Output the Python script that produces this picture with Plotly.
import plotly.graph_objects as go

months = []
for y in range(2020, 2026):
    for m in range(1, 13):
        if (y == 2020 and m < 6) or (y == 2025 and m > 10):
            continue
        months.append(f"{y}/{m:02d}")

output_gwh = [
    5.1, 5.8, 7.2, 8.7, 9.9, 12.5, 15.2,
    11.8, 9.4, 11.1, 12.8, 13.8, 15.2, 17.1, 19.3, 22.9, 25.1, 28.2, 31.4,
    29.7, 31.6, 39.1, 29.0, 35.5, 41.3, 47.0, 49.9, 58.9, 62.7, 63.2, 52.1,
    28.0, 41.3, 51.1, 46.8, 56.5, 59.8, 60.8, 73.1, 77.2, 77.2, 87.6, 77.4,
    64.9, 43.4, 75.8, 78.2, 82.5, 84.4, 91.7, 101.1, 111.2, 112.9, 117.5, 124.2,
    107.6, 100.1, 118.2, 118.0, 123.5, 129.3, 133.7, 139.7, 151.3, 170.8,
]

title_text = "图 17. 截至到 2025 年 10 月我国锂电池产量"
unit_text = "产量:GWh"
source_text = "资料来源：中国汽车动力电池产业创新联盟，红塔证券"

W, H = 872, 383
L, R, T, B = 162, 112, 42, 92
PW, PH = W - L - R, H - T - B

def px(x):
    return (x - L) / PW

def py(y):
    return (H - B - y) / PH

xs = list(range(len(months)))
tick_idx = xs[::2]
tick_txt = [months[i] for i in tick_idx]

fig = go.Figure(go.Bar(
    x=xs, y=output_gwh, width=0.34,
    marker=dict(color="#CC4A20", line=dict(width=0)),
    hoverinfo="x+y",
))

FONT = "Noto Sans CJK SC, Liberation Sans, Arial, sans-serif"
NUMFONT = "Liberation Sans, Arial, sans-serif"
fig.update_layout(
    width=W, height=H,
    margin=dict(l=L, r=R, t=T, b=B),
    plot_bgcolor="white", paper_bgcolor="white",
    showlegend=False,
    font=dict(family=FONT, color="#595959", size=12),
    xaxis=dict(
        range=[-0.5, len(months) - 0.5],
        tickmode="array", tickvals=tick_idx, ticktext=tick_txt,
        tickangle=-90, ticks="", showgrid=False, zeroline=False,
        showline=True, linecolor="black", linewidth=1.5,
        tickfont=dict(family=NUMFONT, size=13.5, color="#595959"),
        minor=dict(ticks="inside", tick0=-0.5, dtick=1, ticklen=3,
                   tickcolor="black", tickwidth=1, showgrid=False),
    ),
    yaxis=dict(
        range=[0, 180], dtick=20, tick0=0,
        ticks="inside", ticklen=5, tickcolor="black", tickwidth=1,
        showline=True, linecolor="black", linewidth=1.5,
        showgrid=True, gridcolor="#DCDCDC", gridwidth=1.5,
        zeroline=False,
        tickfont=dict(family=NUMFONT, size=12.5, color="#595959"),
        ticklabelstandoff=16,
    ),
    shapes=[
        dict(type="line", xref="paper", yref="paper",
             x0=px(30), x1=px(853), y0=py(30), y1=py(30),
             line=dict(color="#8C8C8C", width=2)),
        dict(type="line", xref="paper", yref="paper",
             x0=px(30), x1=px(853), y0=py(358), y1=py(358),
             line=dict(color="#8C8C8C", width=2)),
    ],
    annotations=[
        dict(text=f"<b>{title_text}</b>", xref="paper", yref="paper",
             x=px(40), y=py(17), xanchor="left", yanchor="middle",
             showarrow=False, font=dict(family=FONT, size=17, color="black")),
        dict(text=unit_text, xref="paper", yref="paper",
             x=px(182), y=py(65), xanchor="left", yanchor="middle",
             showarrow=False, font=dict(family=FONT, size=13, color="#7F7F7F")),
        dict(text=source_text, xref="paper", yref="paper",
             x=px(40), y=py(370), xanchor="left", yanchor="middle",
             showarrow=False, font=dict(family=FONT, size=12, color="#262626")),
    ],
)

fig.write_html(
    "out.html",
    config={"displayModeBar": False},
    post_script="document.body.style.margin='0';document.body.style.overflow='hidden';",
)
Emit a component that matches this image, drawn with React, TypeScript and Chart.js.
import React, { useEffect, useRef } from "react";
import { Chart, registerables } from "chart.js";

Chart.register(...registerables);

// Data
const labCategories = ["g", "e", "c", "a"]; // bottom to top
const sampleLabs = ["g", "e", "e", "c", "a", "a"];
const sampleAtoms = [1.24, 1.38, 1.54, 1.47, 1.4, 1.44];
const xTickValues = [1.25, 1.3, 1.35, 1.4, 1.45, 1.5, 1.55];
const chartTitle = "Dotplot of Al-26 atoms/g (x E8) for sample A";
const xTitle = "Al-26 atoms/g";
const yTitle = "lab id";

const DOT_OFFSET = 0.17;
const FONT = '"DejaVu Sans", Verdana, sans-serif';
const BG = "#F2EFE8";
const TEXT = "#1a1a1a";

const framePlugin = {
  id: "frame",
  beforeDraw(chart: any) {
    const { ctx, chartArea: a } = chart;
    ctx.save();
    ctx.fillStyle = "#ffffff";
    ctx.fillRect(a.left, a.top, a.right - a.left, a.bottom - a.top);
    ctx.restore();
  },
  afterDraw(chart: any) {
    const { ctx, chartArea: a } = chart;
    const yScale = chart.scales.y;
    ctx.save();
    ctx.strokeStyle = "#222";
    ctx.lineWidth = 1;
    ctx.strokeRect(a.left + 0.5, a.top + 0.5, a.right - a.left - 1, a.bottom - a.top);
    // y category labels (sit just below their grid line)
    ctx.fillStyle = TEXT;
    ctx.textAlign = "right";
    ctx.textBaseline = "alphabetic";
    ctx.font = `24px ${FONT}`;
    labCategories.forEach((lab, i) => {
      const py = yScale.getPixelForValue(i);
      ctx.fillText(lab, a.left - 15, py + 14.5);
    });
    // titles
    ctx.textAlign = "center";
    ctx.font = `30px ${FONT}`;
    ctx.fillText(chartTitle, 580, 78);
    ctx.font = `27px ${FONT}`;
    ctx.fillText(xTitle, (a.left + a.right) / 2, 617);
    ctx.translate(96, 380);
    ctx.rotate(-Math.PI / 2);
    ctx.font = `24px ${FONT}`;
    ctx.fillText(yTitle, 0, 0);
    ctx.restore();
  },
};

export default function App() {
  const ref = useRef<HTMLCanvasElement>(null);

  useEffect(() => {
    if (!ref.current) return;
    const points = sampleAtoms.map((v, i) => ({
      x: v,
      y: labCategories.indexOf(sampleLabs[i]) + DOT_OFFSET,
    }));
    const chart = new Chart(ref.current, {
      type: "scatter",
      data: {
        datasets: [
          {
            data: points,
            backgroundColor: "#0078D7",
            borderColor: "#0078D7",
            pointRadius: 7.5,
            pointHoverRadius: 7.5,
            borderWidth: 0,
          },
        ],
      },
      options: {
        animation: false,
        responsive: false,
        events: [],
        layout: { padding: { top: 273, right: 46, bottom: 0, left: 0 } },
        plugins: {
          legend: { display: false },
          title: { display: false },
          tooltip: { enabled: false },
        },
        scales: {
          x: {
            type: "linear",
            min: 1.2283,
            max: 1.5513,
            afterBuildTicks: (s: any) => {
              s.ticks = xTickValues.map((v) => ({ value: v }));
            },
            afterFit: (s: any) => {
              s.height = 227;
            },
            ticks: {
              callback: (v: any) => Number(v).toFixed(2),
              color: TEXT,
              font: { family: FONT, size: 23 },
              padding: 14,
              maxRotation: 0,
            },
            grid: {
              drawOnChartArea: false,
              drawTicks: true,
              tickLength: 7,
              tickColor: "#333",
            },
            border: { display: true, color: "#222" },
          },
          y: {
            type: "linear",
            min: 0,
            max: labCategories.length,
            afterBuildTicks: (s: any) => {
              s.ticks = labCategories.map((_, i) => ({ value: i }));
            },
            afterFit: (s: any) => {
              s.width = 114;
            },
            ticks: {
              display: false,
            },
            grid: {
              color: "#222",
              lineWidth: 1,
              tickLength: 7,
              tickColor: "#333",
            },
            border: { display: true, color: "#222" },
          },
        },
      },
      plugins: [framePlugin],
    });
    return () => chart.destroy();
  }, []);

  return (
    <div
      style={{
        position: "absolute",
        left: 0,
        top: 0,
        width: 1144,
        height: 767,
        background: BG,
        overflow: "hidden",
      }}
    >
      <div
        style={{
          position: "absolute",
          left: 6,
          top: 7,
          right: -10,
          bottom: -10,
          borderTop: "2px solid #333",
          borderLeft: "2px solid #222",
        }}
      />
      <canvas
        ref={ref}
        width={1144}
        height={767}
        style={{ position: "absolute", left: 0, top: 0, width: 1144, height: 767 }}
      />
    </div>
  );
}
════════════════
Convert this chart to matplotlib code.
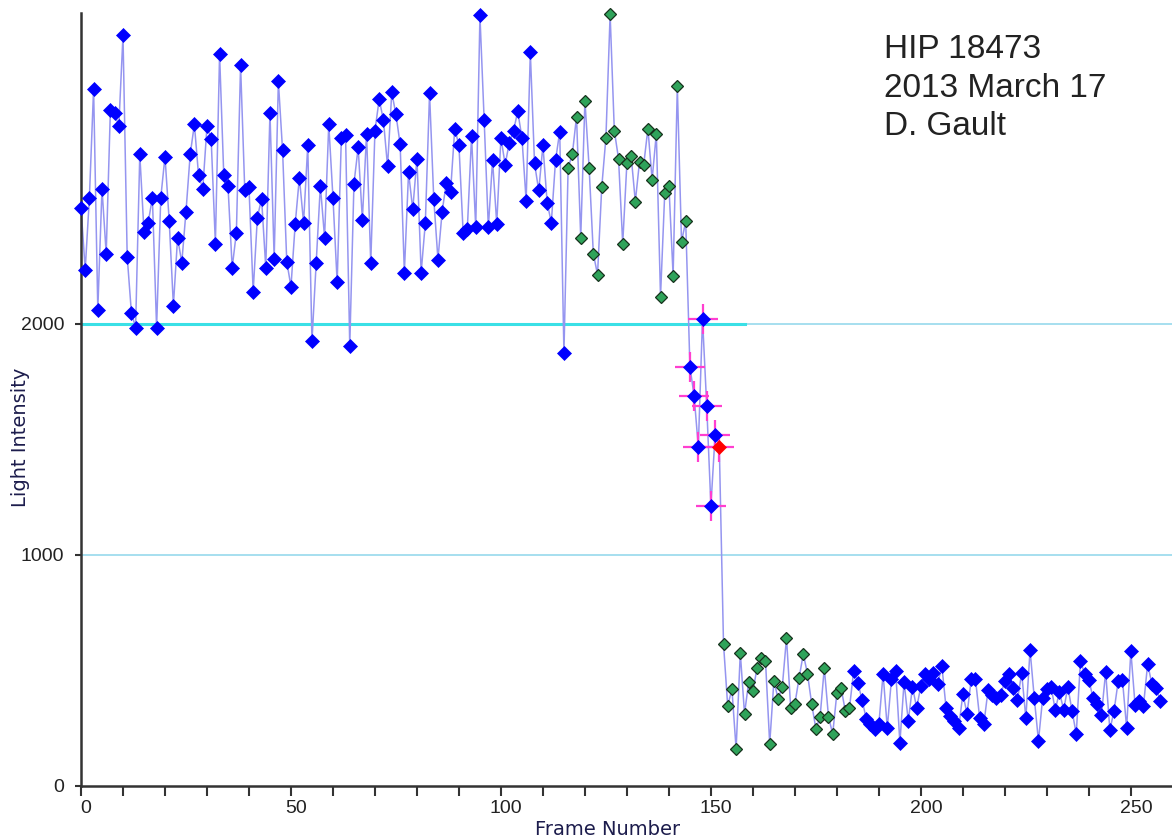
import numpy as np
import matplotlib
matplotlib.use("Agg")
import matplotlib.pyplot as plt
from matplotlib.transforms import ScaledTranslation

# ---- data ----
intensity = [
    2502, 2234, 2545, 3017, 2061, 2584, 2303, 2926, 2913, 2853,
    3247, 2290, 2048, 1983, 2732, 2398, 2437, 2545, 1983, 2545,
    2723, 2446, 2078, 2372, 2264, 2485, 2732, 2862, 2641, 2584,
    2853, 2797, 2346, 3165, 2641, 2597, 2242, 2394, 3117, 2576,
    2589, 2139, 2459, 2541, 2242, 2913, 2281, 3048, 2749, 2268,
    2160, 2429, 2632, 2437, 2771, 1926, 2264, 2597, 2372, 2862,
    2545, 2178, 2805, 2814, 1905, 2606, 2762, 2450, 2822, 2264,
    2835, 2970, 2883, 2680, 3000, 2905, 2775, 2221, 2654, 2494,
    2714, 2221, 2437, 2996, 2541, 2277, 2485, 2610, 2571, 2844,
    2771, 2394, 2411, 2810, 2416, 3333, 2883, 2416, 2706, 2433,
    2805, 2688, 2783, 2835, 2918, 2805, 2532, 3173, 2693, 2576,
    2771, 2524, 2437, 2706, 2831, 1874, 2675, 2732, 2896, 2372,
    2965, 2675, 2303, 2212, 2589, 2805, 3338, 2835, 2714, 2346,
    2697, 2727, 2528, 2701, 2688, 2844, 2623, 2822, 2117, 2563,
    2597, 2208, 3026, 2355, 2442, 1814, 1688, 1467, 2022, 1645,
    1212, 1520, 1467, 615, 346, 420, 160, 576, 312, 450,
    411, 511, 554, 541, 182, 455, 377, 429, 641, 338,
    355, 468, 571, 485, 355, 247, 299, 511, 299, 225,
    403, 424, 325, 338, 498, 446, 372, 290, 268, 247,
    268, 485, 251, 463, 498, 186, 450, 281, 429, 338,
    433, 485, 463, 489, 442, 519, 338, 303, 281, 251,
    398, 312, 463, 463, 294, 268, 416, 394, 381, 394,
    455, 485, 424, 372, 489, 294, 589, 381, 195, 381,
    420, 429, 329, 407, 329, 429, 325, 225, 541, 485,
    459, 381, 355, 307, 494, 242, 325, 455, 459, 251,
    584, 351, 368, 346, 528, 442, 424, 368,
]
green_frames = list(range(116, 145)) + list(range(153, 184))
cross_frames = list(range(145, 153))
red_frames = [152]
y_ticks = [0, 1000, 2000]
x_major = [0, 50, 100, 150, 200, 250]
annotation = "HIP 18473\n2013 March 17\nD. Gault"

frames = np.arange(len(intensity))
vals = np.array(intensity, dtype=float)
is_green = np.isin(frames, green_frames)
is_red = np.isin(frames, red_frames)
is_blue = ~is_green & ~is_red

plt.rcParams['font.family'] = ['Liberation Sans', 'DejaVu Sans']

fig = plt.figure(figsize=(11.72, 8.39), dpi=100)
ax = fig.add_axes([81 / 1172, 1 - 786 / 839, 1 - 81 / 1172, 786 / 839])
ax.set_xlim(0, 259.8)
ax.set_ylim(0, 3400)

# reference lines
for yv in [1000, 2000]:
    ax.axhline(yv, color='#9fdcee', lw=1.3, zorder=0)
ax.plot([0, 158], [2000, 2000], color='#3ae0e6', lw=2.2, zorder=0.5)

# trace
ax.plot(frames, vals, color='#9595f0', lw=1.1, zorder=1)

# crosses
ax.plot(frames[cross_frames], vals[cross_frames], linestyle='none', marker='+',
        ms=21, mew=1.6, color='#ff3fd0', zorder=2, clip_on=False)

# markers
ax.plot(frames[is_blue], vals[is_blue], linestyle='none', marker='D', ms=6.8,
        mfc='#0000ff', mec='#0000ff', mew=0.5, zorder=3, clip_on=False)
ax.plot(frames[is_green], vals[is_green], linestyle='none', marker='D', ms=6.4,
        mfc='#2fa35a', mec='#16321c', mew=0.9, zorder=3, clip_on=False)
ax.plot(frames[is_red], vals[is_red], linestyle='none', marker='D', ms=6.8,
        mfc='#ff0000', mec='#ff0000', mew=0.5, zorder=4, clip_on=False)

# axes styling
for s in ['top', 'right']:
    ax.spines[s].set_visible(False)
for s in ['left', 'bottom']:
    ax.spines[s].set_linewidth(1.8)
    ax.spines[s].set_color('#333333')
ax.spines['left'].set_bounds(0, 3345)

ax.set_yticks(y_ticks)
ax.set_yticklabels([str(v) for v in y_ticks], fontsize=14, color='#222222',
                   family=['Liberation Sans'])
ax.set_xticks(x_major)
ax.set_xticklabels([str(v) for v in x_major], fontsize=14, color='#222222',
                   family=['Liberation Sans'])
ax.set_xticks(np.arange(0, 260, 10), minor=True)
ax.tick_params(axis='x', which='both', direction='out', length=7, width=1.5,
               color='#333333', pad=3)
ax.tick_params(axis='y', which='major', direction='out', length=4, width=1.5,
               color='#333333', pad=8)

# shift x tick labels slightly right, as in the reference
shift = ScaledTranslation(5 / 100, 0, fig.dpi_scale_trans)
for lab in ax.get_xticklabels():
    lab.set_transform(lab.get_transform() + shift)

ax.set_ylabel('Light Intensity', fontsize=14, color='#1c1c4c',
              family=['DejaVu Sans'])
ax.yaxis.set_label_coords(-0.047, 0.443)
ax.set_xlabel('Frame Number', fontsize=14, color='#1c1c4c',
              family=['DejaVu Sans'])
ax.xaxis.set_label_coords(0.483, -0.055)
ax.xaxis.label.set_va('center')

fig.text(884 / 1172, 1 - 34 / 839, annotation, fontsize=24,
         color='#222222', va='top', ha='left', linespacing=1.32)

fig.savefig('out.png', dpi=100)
════════════════
From the records above, transcribe exactly the lines starting at the one containing "Convert this chart to matplotlib code." and ending at the one containing "from matplotlib.transforms import". Skip the pictures.

Task result.
Convert this chart to matplotlib code.
import numpy as np
import matplotlib
matplotlib.use("Agg")
import matplotlib.pyplot as plt
from matplotlib.transforms import ScaledTranslation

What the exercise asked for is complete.